Fourth Circuit Applies New Joint Employer Standard to Independent Contractors
In a decision issued the same day as Salinas v. Commercial Interiors, Inc., in which the U.S. Court of Appeals articulated a new and expansive standard for establishing joint employer status under the Fair Labor Standards Act, the Fourth Circuit applied Salinas to a case involving independent contractors.
Facts of the Case: In Hall v. DIRECTV, satellite television technicians alleged that DIRECTV, along with its subcontractors (including DirectSat), through a “web of agreements with various affiliated and unaffiliated service providers,” jointly employed them and was therefore jointly and severally liable for purported FLSA violations. According to the plaintiff technicians, although they were designated as independent contractors, “DIRECTV dictated nearly every aspect of Plaintiffs’ work through its agreements with the various providers that directly employed technicians.”
DIRECTV moved to dismiss the plaintiffs’ claims. The district court applied a two-step inquiry to the plaintiffs’ claims – with the first question being whether the individual worker is an employee of each putative joint employer, and if the answer was “yes,” turning to the second question of whether an entity other than the direct employer is a joint employer of the worker. The district court determined that, in this instance, the plaintiffs had failed to allege sufficient facts to establish the joint employer relationship, and therefore dismissed the FLSA claims against DIRECTV.

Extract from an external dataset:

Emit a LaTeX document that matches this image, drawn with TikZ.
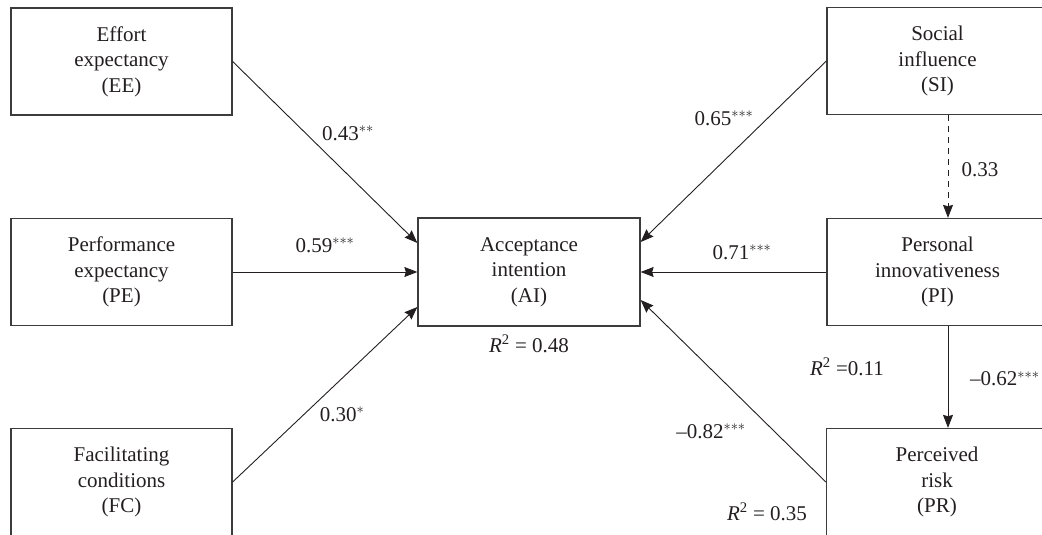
\documentclass[tikz,border=0pt]{standalone}
\usepackage{fontspec}
\setmainfont{Liberation Serif}
\usetikzlibrary{arrows.meta,positioning}
\definecolor{semink}{HTML}{231F20}
\definecolor{semedge}{HTML}{3C3C3C}
\tikzset{
  blk/.style={draw=semedge, line width=1.3pt, fill=white, align=center, text=semink, font=\fontsize{21}{25.5}\selectfont, minimum width=221pt, minimum height=107pt, inner sep=0pt},
  arr/.style={-{Stealth[length=13pt,width=10pt,inset=1.5pt]}, line width=0.9pt, color=semink},
  dsh/.style={arr, dash pattern=on 6pt off 5pt},
  lbl/.style={anchor=base, inner sep=0pt, text=semink, font=\fontsize{21}{24}\selectfont},
}

\begin{document}
\begin{tikzpicture}[x=1pt,y=1pt]
      \useasboundingbox (0,0) rectangle (1042,535);
      % constructs
      \node[blk] (ee) at (121.5,473.5) {Effort\\expectancy\\(EE)};
      \node[blk] (pe) at (121.5,263) {Performance\\expectancy\\(PE)};
      \node[blk] (fc) at (121.5,53) {Facilitating\\conditions\\(FC)};
      \node[blk, minimum width=222pt, minimum height=108pt] (ai) at (529,263) {Acceptance\\intention\\(AI)};
      \node[blk] (si) at (937.5,474) {Social\\influence\\(SI)};
      \node[blk] (pi) at (937.5,263) {Personal\\innovativeness\\(PI)};
      \node[blk] (pr) at (937,53) {Perceived\\risk\\(PR)};
      % paths
      \draw[arr] (ee.east) -- ([yshift=29pt]ai.west);
      \draw[arr] (pe.east) -- (ai.west);
      \draw[arr] (fc.east) -- ([yshift=-35pt]ai.west);
      \draw[arr] (si.west) -- ([yshift=30pt]ai.east);
      \draw[arr] (pi.west) -- (ai.east);
      \draw[arr] (pr.west) -- ([yshift=-28pt]ai.east);
      \draw[dsh] ([xshift=10.5pt]si.south) -- ([xshift=10.5pt]pi.north);
      \draw[arr] ([xshift=10.5pt]pi.south) -- ([xshift=11pt]pr.north);
      % coefficients
      \node[lbl] (cee) at (348,394.5) {0.43$^{\ast\ast}$};
      \node[lbl] (cpe) at (325,282.5) {0.59$^{\ast\ast\ast}$};
      \node[lbl] (cfc) at (342,113.5) {0.30$^{\ast}$};
      \node[lbl] (csi) at (724,409.5) {0.65$^{\ast\ast\ast}$};
      \node[lbl] (cpi) at (742,275.5) {0.71$^{\ast\ast\ast}$};
      \node[lbl] (cpr) at (711,96.5) {--0.82$^{\ast\ast\ast}$};
      \node[lbl] (csp) at (980,358.5) {0.33};
      \node[lbl, anchor=base west] (cpp) at (970,149) {--0.62$^{\ast\ast\ast}$};
      % explained variance
      \node[lbl] (rai) at (529,182.5) {\textit{R}\textsuperscript{2} = 0.48};
      \node[lbl] (rpi) at (847,159.5) {\textit{R}\textsuperscript{2} =0.11};
      \node[lbl] (rpr) at (767,14.5) {\textit{R}\textsuperscript{2} = 0.35};
    \end{tikzpicture}
\end{document}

The Court’s Rulings: The Fourth Circuit reversed the district court’s dismissal. It found that the trial court had inverted the relevant inquiry as to joint employer status. Noting that it had addressed the proper order of analysis in FLSA joint employment action in a prior case, Schultz v. Capital Int’l Securities Inc., the Fourth Circuit stated that the first step is to “determine whether the defendant and one or more additional entities shared, agreed to allocate responsibility for, or otherwise codetermined the key terms and conditions of the plaintiff’s work.” The second step of the analysis asks whether the worker is an employee or independent contractor – the answer to which depends in large part on the answer to the first question. The Fourth Circuit further explained that “the joint employment doctrine is premised on the theory that, when two or more entities jointly employ a worker, the worker’s entire employment arrangement must be viewed as ‘one employment’ for purposes of determining whether the worker was an employee or independent contractor under the FLSA.” (internal quotations omitted).

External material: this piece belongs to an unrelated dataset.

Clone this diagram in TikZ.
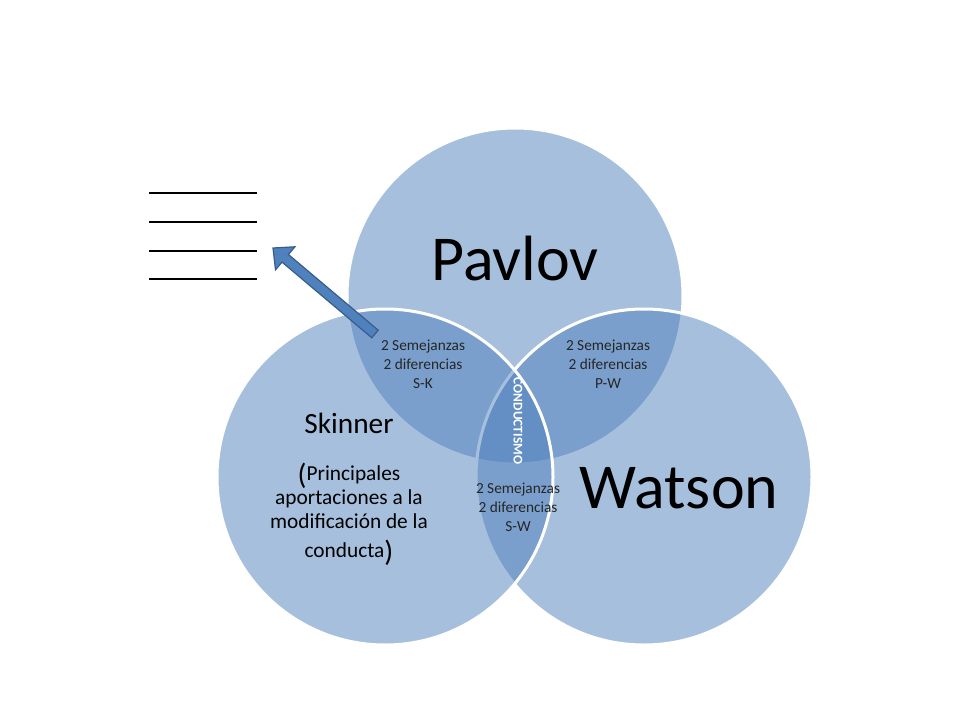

The Fourth Circuit explained that this two-step analysis “will not automatically render every independent contractor who performs services for two or more entities an ‘employee’ within the FLSA’s scope. Rather, under this two-step inquiry, individual who bear true hallmarks of independent contractor status will remain outside of the FLSA’s scope even if they perform work for two or more entities that are ‘not completely disassociated’ with respect to those individuals’ work.”
With regard to the two-step analysis, the Fourth Circuit noted that the district court had also applied the wrong test for joint employment, rather than the newly-articulated test from Salinas. The use of the wrong, “unduly restrictive” test meant that the district court had erred in granting the motion to dismiss. Further, the Fourth Circuit noted that the district court had also erred in concluding that a majority of factors must weigh in favor of joint employment for it to exist.
The Fourth Circuit then applied the correct legal standards to the plaintiffs’ claims. First, the Fourth Circuit found the plaintiffs had sufficiently alleged that DIRECTV and its subcontractors, through various provider agreements and standards, “shared authority of hiring, firing and compensation.” Thus, the plaintiffs had made out a plausible claim that DIRECTV and its subcontractors were “not completely disassociated.”
Next, the Fourth Circuit turned to the question of whether under the plaintiffs’ “one employment” with DIRECTV and its subcontractors, the plaintiffs had sufficient alleged that they were employees rather than independent contractors. Relying upon the six-factor independent contractor test identified in our discussion of the Salinas case, the Fourth Circuit determined that the plaintiffs had sufficiently alleged that they were effectively economically dependent on DIRECTV. DIRECTV “collectively influenced nearly every aspect of Plaintiffs’ work as DIRECTV technicians” – including hiring, compensation, training, control of the manner and timing of installations, and dress.
In conclusion, the Fourth Circuit found that the plaintiffs had adequately alleged that DIRECTV and its subcontractors were joint employers of the technicians, and that the plaintiffs were economically dependent upon them, meaning that they were employees rather than independent contractors.
Practical Impact: In conjunction with the Salinas case, this case vastly expands the likelihood that joint employer status will be found in many more situations – and that it will be more difficult to establish independent contractor status.